Talking about man-management, Aguero examined Capello’s style with Maradona…He said: “I know that Capello keeps a very strict professional distance between himself and his players.

“And while I understand his logic, I don’t agree with it.

“Maradona loves us and we feel the love.

“If we do well you can see that he kisses us - that’s how close this team is.

“Perhaps if Capello got more involved with his players then that would benefit England has a team.

“Even when we are with our clubs, Maradona will call us or text us and tell us we are doing well.

“The Argentina team is like a family because we have a father figure. I don’t think England have a father figure, more like a strict school teacher.

“I would not want to tell a coach who has been successful how to do his job—but players respond to love and praise… “Footballers are still people and we feel the emotions just like everybody else.”


1532: It’s hard to know what kind of soccer team Niccolò Machiavelli might have coached (though fun to imagine!), but the icy temperament of Fabio Capello would have been right in line with the philosophy laid down in The Prince.

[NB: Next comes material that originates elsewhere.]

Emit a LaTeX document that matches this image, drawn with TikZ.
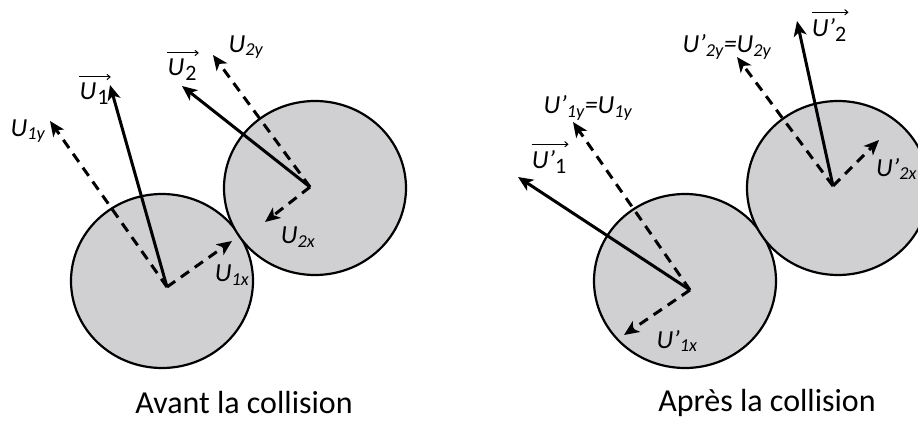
\documentclass[tikz,border=0pt]{standalone}
\usepackage{fontspec}
\setmainfont{Carlito}
\usetikzlibrary{arrows.meta}
\usetikzlibrary{positioning}
\definecolor{fg}{rgb}{0,0,0}
\definecolor{disc}{RGB}{208,207,210}
\tikzstyle{ball}=[draw=fg, fill=disc, line width=2.2pt]
\tikzstyle{vec}=[-{Stealth[length=15pt,width=13pt,inset=4pt]}, line width=3pt, draw=fg]
\tikzstyle{comp}=[vec, dash pattern=on 10pt off 7pt]
\tikzstyle{lab}=[text=fg, inner sep=0pt, font=\fontsize{26}{30}\selectfont\itshape]
\tikzstyle{caption}=[text=fg, inner sep=0pt, font=\fontsize{32}{38}\selectfont]
\tikzstyle{over}=[-{To[length=4pt,width=6pt]}, line width=1pt, draw=fg]
\newcommand{\idx}[1]{\raisebox{-5pt}{\fontsize{22}{24}\selectfont\upshape #1}}

\begin{document}
\begin{tikzpicture}[x=1pt, y=-1pt]

    \useasboundingbox (0,0) rectangle (918,422);

    % avant la collision
    \draw[ball] (162,281) ellipse [x radius=91, y radius=87];
    \draw[ball] (315,188) ellipse [x radius=91, y radius=87];

    \coordinate (O1) at (167,287);
    \coordinate (U1) at (110,85);
    \coordinate (U1x) at (232,241);
    \coordinate (U1y) at (50,121);
    \draw[vec] (O1) -- (U1);
    \draw[comp] (O1) -- (U1x);
    \draw[comp] (O1) -- (U1y);

    \coordinate (O2) at (310,187);
    \coordinate (U2) at (182,86);
    \coordinate (U2x) at (265,222);
    \coordinate (U2y) at (213,55);
    \draw[vec] (O2) -- (U2);
    \draw[comp] (O2) -- (U2x);
    \draw[comp] (O2) -- (U2y);

    \node[lab] (lU1) at (94,94) {U\kern1pt\idx{1}};
    \draw[over] ([yshift=6pt]lU1.north west) -- ([yshift=6pt, xshift=2pt]lU1.north east);
    \node[lab] (lU1x) at (232,275) {U\textsubscript{1x}};
    \node[lab] (lU1y) at (28,131) {U\textsubscript{1y}};
    \node[lab] (lU2) at (182,70) {U\kern1pt\idx{2}};
    \draw[over] ([yshift=6pt]lU2.north west) -- ([yshift=6pt, xshift=2pt]lU2.north east);
    \node[lab] (lU2x) at (298,237) {U\textsubscript{2x}};
    \node[lab] (lU2y) at (246,47) {U\textsubscript{2y}};

    \node[caption] (avant) at (244,403) {Avant la collision};

    % apres la collision
    \draw[ball] (685,281) ellipse [x radius=91, y radius=87];
    \draw[ball] (838,188) ellipse [x radius=91, y radius=87];

    \coordinate (O3) at (690,290);
    \coordinate (V1) at (518,177);
    \coordinate (V1x) at (624,335);
    \coordinate (V1y) at (573,122);
    \draw[vec] (O3) -- (V1);
    \draw[comp] (O3) -- (V1x);
    \draw[comp] (O3) -- (V1y);

    \coordinate (O4) at (833,186);
    \coordinate (V2) at (797,21);
    \coordinate (V2x) at (879,140);
    \coordinate (V2y) at (737,57);
    \draw[vec] (O4) -- (V2);
    \draw[comp] (O4) -- (V2x);
    \draw[comp] (O4) -- (V2y);

    \node[lab] (lV1) at (549,162) {U'\idx{1}};
    \draw[over] ([yshift=6pt]lV1.north west) -- ([yshift=6pt, xshift=2pt]lV1.north east);
    \node[lab] (lV1x) at (677,341) {U'\textsubscript{1x}};
    \node[lab] (lV1y) at (588,108) {U'\textsubscript{1y}=U\textsubscript{1y}};
    \node[lab] (lV2) at (829,30) {U'\idx{2}};
    \draw[over] ([yshift=6pt]lV2.north west) -- ([yshift=6pt, xshift=2pt]lV2.north east);
    \node[lab, anchor=west] (lV2x) at (876,169) {U'\textsubscript{2x}};
    \node[lab] (lV2y) at (727,47) {U'\textsubscript{2y}=U\textsubscript{2y}};

    \node[caption] (apres) at (767,403) {Après la collision};

\end{tikzpicture}
\end{document}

And here comes in the question whether it is better to be loved rather than feared, or feared rather than loved. It might perhaps be answered that we should wish to be both; but since love and fear can hardly exist together, if we must choose between them, it is far safer to be feared than loved. For of men it may generally be affirmed that they are thankless, fickle, false, studious to avoid danger, greedy of gain, devoted to you while you are able to confer benefits upon them, and ready, as I said before, while danger is distant, to shed their blood, and sacrifice their property, their lives, and their children for you; but in the hour of need they turn against you. The Prince, therefore, who without otherwise securing himself builds wholly on their professions is undone. For the friendships which we buy with a price, and do not gain by greatness and nobility of character, though they be fairly earned are not made good, but fail us when we have occasion to use them.

Moreover, men are less careful how they offend him who makes himself loved than him who makes himself feared. For love is held by the tie of obligation, which, because men are a sorry breed, is broken on every whisper of private interest; but fear is bound by the apprehension of punishment which never relaxes its grasp.